Each method should first check that the module is present within the subclass, and support additional functionality if the corresponding module is present.
- change_conv_asr_se_context_window(context_window: int, update_config: bool = True)[source]#
Update the context window of the SqueezeExcitation module if the provided model contains an encoder which is an instance of ConvASREncoder.
- Parameters
context_window –
An integer representing the number of input timeframes that will be used to compute the context. Each timeframe corresponds to a single window stride of the STFT features.

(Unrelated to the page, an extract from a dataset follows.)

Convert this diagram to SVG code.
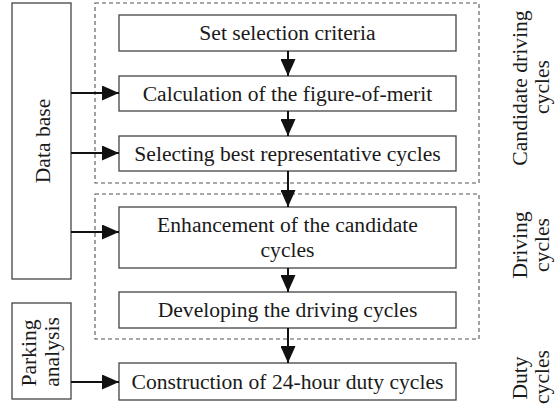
<svg xmlns="http://www.w3.org/2000/svg" width="556" height="404" viewBox="0 0 556 404">
<defs>
<style>
.box{fill:#fff;stroke:#444;stroke-width:1.3}
.dash{fill:none;stroke:#555;stroke-width:1.1;stroke-dasharray:4,3}
.t{font-family:"Liberation Serif","Times New Roman",serif;font-size:21.6px;fill:#1a1a1a;text-anchor:middle}
.arr{stroke:#111;stroke-width:2;fill:none;marker-end:url(#ah)}
</style>
<marker id="ah" markerUnits="userSpaceOnUse" markerWidth="17" markerHeight="15" refX="17" refY="7.5" orient="auto">
<path d="M0,0 L17,7.5 L0,15 z" fill="#111"/>
</marker>
</defs>
<rect width="556" height="404" fill="#fff"/>
<g id="groups">
<rect class="dash" x="95" y="3" width="384" height="180"/>
<rect class="dash" x="95" y="194" width="384" height="145"/>
</g>
<g id="database">
<rect class="box" x="12" y="3" width="59" height="276"/>
<text class="t" transform="translate(50,141) rotate(-90)">Data base</text>
</g>
<g id="parking">
<rect class="box" x="12" y="303" width="59" height="96"/>
<text class="t" transform="translate(36,353) rotate(-90)">Parking</text>
<text class="t" transform="translate(59,352) rotate(-90)">analysis</text>
</g>
<g id="n1">
<rect class="box" x="119" y="15" width="337" height="36"/>
<text class="t" x="287.5" y="40">Set selection criteria</text>
</g>
<g id="n2">
<rect class="box" x="119" y="76" width="337" height="35"/>
<text class="t" x="287.5" y="101">Calculation of the figure-of-merit</text>
</g>
<g id="n3">
<rect class="box" x="119" y="136" width="337" height="35"/>
<text class="t" x="287.5" y="161">Selecting best representative cycles</text>
</g>
<g id="n4">
<rect class="box" x="119" y="207" width="337" height="61"/>
<text class="t" x="287.5" y="232">Enhancement of the candidate</text>
<text class="t" x="287.5" y="257">cycles</text>
</g>
<g id="n5">
<rect class="box" x="119" y="292" width="337" height="36"/>
<text class="t" x="287.5" y="317">Developing the driving cycles</text>
</g>
<g id="n6">
<rect class="box" x="119" y="363" width="337" height="37"/>
<text class="t" x="287.5" y="389">Construction of 24-hour duty cycles</text>
</g>
<g id="labels">
<text class="t" transform="translate(527,88) rotate(-90)">Candidate driving</text>
<text class="t" transform="translate(549,87) rotate(-90)">cycles</text>
<text class="t" transform="translate(527,245) rotate(-90)">Driving</text>
<text class="t" transform="translate(549,245) rotate(-90)">cycles</text>
<text class="t" transform="translate(527,378) rotate(-90)">Duty</text>
<text class="t" transform="translate(549,377) rotate(-90)">cycles</text>
</g>
<g id="connectors">
<line class="arr" x1="288" y1="51" x2="288" y2="76"/>
<line class="arr" x1="288" y1="111" x2="288" y2="136"/>
<line class="arr" x1="288" y1="171" x2="288" y2="207"/>
<line class="arr" x1="288" y1="268" x2="288" y2="292"/>
<line class="arr" x1="288" y1="328" x2="288" y2="363"/>
<line class="arr" x1="71" y1="93" x2="119" y2="93"/>
<line class="arr" x1="71" y1="153" x2="119" y2="153"/>
<line class="arr" x1="71" y1="232" x2="119" y2="232"/>
<line class="arr" x1="71" y1="382" x2="119" y2="382"/>
</g>
</svg>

Say the window_stride = 0.01s, then a context window of 128 represents 128 * 0.01 s of context to compute the Squeeze step.
update_config – Whether to update the config or not with the new context window.
- class nemo.core.classes.mixins.access_mixins.AccessMixin[source]#
Bases:
abc.ABC
Allows access to output of intermediate layers of a model
- property access_cfg#
Returns: The global access config shared across all access mixin modules.
- classmethod get_module_registry(module: torch.nn.Module)[source]#
Extract all registries from named submodules, return dictionary where the keys are the flattened module names, the values are the internal registry of each such module.